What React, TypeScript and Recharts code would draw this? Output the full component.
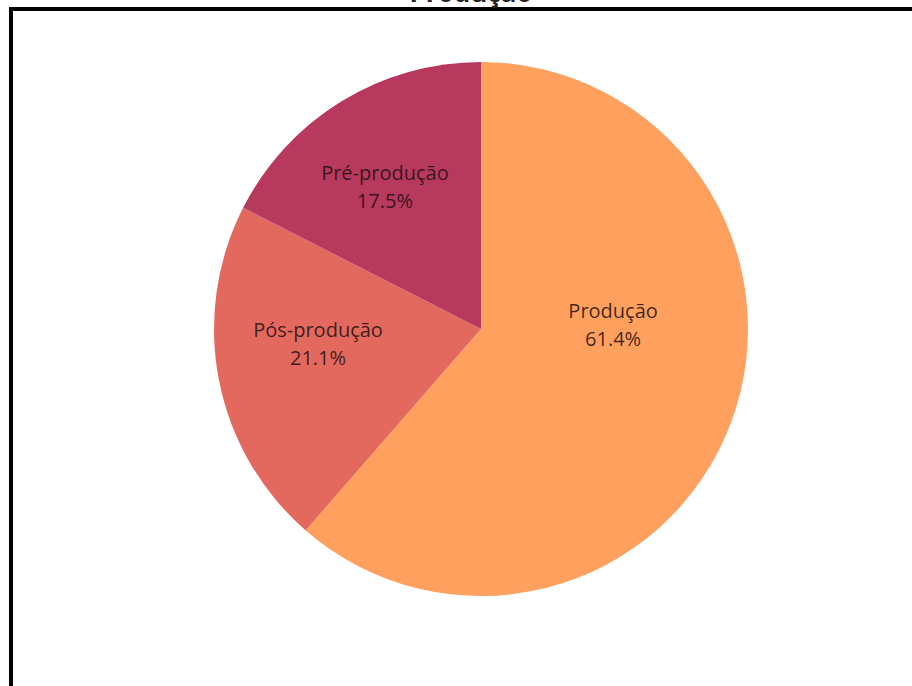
import { PieChart, Pie, Cell } from 'recharts'

const STAGES = ['Produção', 'Pós-produção', 'Pré-produção']
const SHARES = [61.4, 21.1, 17.5]
const COLORS = ['#ffa05f', '#e3695f', '#b8395e']
const TITLE = 'Produção'

// plotly-style inside text is not exactly on the mid angle
const LABEL_NUDGE: Record<string, { angle: number; r: number }> = {
  'Produção': { angle: 22.2, r: 0.495 },
  'Pós-produção': { angle: -5.7, r: 0.613 },
  'Pré-produção': { angle: 2.6, r: 0.642 },
}

const chartData = STAGES.map((name, i) => ({ name, value: SHARES[i] }))
const total = SHARES.reduce((s, v) => s + v, 0)

const RAD = Math.PI / 180

function renderLabel(props: any) {
  const { cx, cy, midAngle, outerRadius, name, value } = props
  const nudge = LABEL_NUDGE[name] || { angle: 0, r: 0.6 }
  const a = (midAngle + nudge.angle) * RAD
  const r = outerRadius * nudge.r
  const x = cx + r * Math.cos(a)
  const y = cy - r * Math.sin(a)
  const pct = ((value / total) * 100).toFixed(1)
  return (
    <text
      x={x}
      y={y}
      textAnchor="middle"
      fill="rgba(30,15,15,0.85)"
      fontFamily="'Open Sans', sans-serif"
      fontSize={20}
    >
      <tspan x={x} y={y - 7}>{name}</tspan>
      <tspan x={x} y={y + 21}>{pct}%</tspan>
    </text>
  )
}

export default function App() {
  return (
    <div style={{ position: 'fixed', left: 0, top: 0, width: 912, height: 686, overflow: 'hidden', background: '#fff' }}>
      <svg width={912} height={686} style={{ position: 'absolute', left: 0, top: 0 }}>
        <rect x={11} y={9} width={2000} height={2000} fill="none" stroke="#000" strokeWidth={4} />
        <text
          x={471}
          y={2}
          textAnchor="middle"
          fontFamily="'Open Sans', sans-serif"
          fontWeight="bold"
          fontSize={26}
          fill="#222"
        >
          {TITLE}
        </text>
      </svg>
      <div style={{ position: 'absolute', left: 0, top: 0 }}>
        <PieChart width={912} height={686} margin={{ top: 0, right: 0, bottom: 0, left: 0 }}>
          <Pie
            data={chartData}
            dataKey="value"
            nameKey="name"
            cx={481}
            cy={329}
            outerRadius={267}
            startAngle={90}
            endAngle={-270}
            stroke="none"
            labelLine={false}
            label={renderLabel}
            isAnimationActive={false}
          >
            {chartData.map((entry, i) => (
              <Cell key={`cell-${i}`} fill={COLORS[i % COLORS.length]} />
            ))}
          </Pie>
        </PieChart>
      </div>
    </div>
  )
}
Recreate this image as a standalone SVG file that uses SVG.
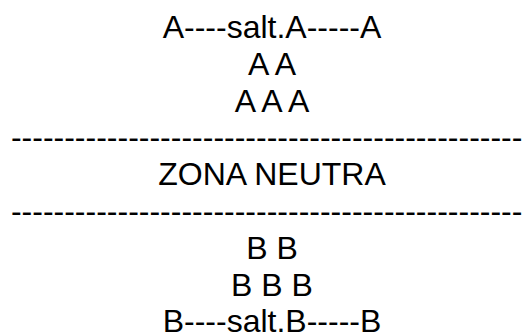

◆ Task goal ◆
Reproduce every line precisely as given, omitting all pictures.

◆ Response below ◆
What React, TypeScript and Recharts code would draw this? Output the full component.
import { PieChart, Pie, Cell } from 'recharts'

const STAGES = ['Produção', 'Pós-produção', 'Pré-produção']
const SHARES = [61.4, 21.1, 17.5]
const COLORS = ['#ffa05f', '#e3695f', '#b8395e']
const TITLE = 'Produção'

// plotly-style inside text is not exactly on the mid angle
const LABEL_NUDGE: Record<string, { angle: number; r: number }> = {
  'Produção': { angle: 22.2, r: 0.495 },
  'Pós-produção': { angle: -5.7, r: 0.613 },
  'Pré-produção': { angle: 2.6, r: 0.642 },
}

const chartData = STAGES.map((name, i) => ({ name, value: SHARES[i] }))
const total = SHARES.reduce((s, v) => s + v, 0)

const RAD = Math.PI / 180

function renderLabel(props: any) {
  const { cx, cy, midAngle, outerRadius, name, value } = props
  const nudge = LABEL_NUDGE[name] || { angle: 0, r: 0.6 }
  const a = (midAngle + nudge.angle) * RAD
  const r = outerRadius * nudge.r
  const x = cx + r * Math.cos(a)
  const y = cy - r * Math.sin(a)
  const pct = ((value / total) * 100).toFixed(1)
  return (
    <text
      x={x}
      y={y}
      textAnchor="middle"
      fill="rgba(30,15,15,0.85)"
      fontFamily="'Open Sans', sans-serif"
      fontSize={20}
    >
      <tspan x={x} y={y - 7}>{name}</tspan>
      <tspan x={x} y={y + 21}>{pct}%</tspan>
    </text>
  )
}

export default function App() {
  return (
    <div style={{ position: 'fixed', left: 0, top: 0, width: 912, height: 686, overflow: 'hidden', background: '#fff' }}>
      <svg width={912} height={686} style={{ position: 'absolute', left: 0, top: 0 }}>
        <rect x={11} y={9} width={2000} height={2000} fill="none" stroke="#000" strokeWidth={4} />
        <text
          x={471}
          y={2}
          textAnchor="middle"
          fontFamily="'Open Sans', sans-serif"
          fontWeight="bold"
          fontSize={26}
          fill="#222"
        >
          {TITLE}
        </text>
      </svg>
      <div style={{ position: 'absolute', left: 0, top: 0 }}>
        <PieChart width={912} height={686} margin={{ top: 0, right: 0, bottom: 0, left: 0 }}>
          <Pie
            data={chartData}
            dataKey="value"
            nameKey="name"
            cx={481}
            cy={329}
            outerRadius={267}
            startAngle={90}
            endAngle={-270}
            stroke="none"
            labelLine={false}
            label={renderLabel}
            isAnimationActive={false}
          >
            {chartData.map((entry, i) => (
              <Cell key={`cell-${i}`} fill={COLORS[i % COLORS.length]} />
            ))}
          </Pie>
        </PieChart>
      </div>
    </div>
  )
}
Recreate this image as a standalone SVG file that uses SVG.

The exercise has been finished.